Вдоль поезда бежал старший по составу и кричал: «Тушить огни! Воздушная тревога!». Буржуйку заливали водой, и поезд замирал в ночной темноте. Где-то недалеко слышались разрывы бомб. В один из таких налетов бомба попала в голову состава. Семья Глафиры ехала в одном из последних вагонов, поэтому все, к счастью, остались живы.
Уцелевшие вагоны потом присоединяли к другим составам – так ехали почти два месяца. Сначала их направили в Свердловск, потом в Куйбышев. Запасы продуктов закончились, было голодно и холодно, многие болели, всех замучали вши…
Приехали на станцию Богатое – в восемнадцати километрах от Куйбышева, там прошли санобработку. Баня, медосмотр, стрижка, распределение – все четко по плану. Куйбышев не принимал, поэтому семью отправили в село Съезжее Богатовского района. Выделили две лошади с санями и двух сопровождающих. Ехали долго, останавливались, иногда взрослые специально бежали за санями, чтобы согреться.
В селе Глафиру с мамой определили на постой в дом священнослужителя, к батюшке Владимиру, остальных в другие семьи. Местное мордовское население не жаловало приезжих.
Жили скудно, голодали. Работали в колхозе, зимой на скотном дворе, летом в поле. Мама стала шить на заказ. За шитье расплачивались продуктами.
Глафира помнит, как жили в доме батюшки Владимира: всю работу по хозяйству делали мама с сестрой: топили печи, носили воду, мыли полы и т д . Попадья была строгая и придирчивая, часто заставляла по несколько раз перемывать полы.
Особенно тяжело было заготавливать хворост зимой, а летом делать кизяки для топки печей. Солома и навоз погружались в емкость и заливались ледяной водой из колодца. Дети босыми ногами мяли эту массу, которая потом закладывалась в формы-кирпичики и высушивалась на солнце. Такими кирпичиками, или кизяками, топили печки, добавляя хворост.
Дедушка устроился на работу на маслобойный завод в Бологое, там ему дали комнатушку, и он уехал. Глафира помнит его гостинцы: привозил детям жмых – ничего вкуснее она тогда не ела. Летом дети и взрослые работали на полях, помогая убирать урожай. У Глафиры была холщовая сумка, повешенная через плечо, в неё собирала колоски. Когда Глафире исполнилось семь лет, мама не смогла ее отправить в школу: не было ни обуви, ни одежды, а обучение проходило на мордовском языке.
Все с нетерпением ждали, когда окончится война.
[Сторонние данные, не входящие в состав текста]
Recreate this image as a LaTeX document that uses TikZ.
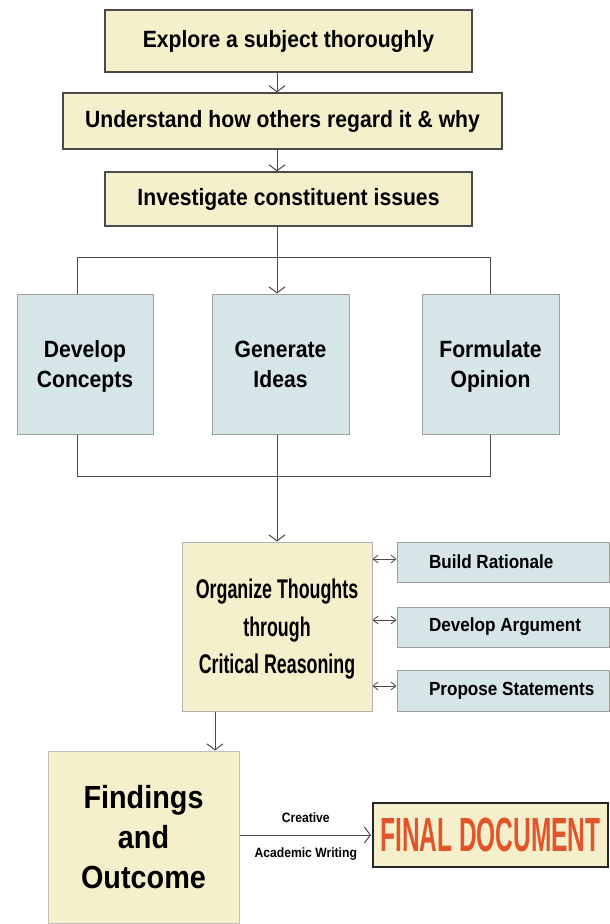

Очень хотелось вернуться в родную Карелию… И вот Глафира с мамой приехали в Медвежьегорск, где каждый уцелевший дом напоминал о довоенной жизни и о папе, который строил этот город. Им дали комнату в 10 кв. м в двухэтажном доме.
Мама пошла работать буфетчицей в привокзальную столовую. Глафира весь день встречала поезда с севера, надеясь, что папа вернется… Она помнит 9 мая 1945 года: победа, конец войне, всеобщее ликование, слезы радости, горечь потерь.
Осенью 1945 года Глафира пошла в 1 класс. Сумка холщовая на веревке через плечо — та самая, с которой она собирала колоски, зарабатывая трудодни для мамы в Куйбышевской области, в ней – сделанные из газет тетрадки и где-то раздобытые книжки. Читать Глафиру еще в эвакуации научила старшая сестра – она мечтала стать учительницей. Мама целыми днями была на работе, а приходя домой, делала отчеты – клеила карточки (была карточная система на хлеб).
После окончания учительского специального класса сестра поступила заочно в Петрозаводское педагогическое школьное училище и получила назначение в Морскую Масельгу Медвежьегорского района, где находится 8-й шлюз Беломорско- Балтийского канала. Сестру Глафиру она взяла с собой. Начиналась послевоенная жизнь.
Комплексный центр социального обслуживания населения Республики Карелия благодарит Глафиру Павловну за ее воспоминания о Великой Отечественной войне. Спасибо Вам большое, дорогая Глафира Павловна, за то, что поделились с нами своим прошлым, переживаниями и эмоциями о пережитом. Низкий поклон всем тем, кто пережил страшные военные годы, и спасибо всем, кто боролся, не жалея жизни, и отстоял наше будущее!